Still, the new freedom also presented challenges. “Black drivers could venture unwittingly into the wrong neighbourhoods or stop at the wrong places,” Sorin writes. “Black motorists encountered racist law-enforcement officers, racist gas-station attendants, bigoted auto repairmen, threatening road signs, and restaurants that would only serve food to black patrons through a window in the back door.”

The car also didn't offer full protection. In 1946, two young African American couples were pulled from their vehicle by a white mob outside of Atlanta and lynched. Black motorists couldn't shield their children from racist signs and announcements about the Ku Klux Klan controlling the territory they needed to pass.

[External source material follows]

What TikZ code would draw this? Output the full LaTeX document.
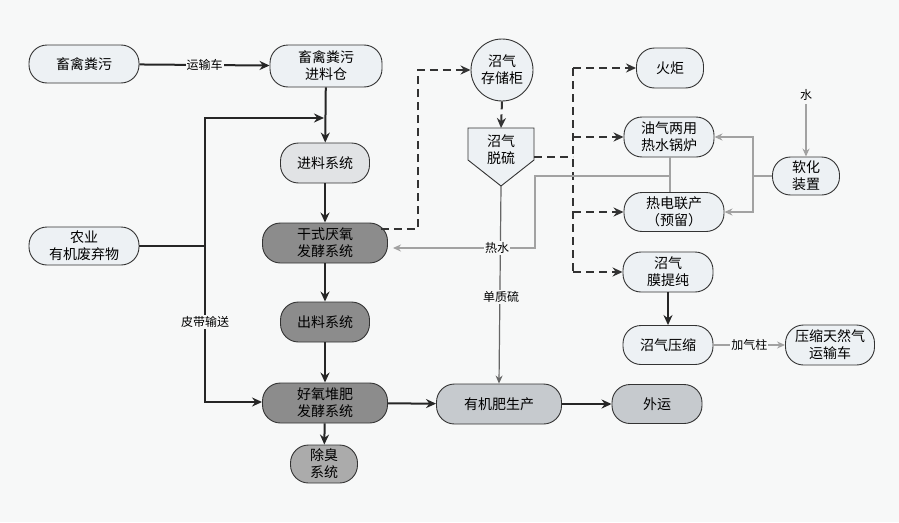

Sorin's book is one of many recent works examining travel by people of colour despite discrimination and threats of racial violence. Candacy Taylor's “Overground Railroad: The Green Book & Roots of Black Travel in America,” released last month, looks at how the Green Book, a travel guide for African Americans, helped black travellers navigate segregation and create a travelling network. Rahawa Haile's upcoming memoir, “In Open Country,” uses her 2016 hike of the Appalachian Trail to explore what it means to be a black woman moving through the United States.

In Sorin's work, her prose and talent for turning examples into captivating stories prevent the book from being a mere sociological study of how black travel changed the nation. Instead, she blends her own family's history, and those who experienced the black travel revolution, to make the book enjoyable and noteworthy since it shows how the changes ushered in civil rights. Without a network of black motorists, for example, the Montgomery Bus Boycott following Rosa Park's actions might have failed.

Today, black motorists still have to deal with police encounters that can turn deadly. As Sorin writes, that next chapter has yet to be written.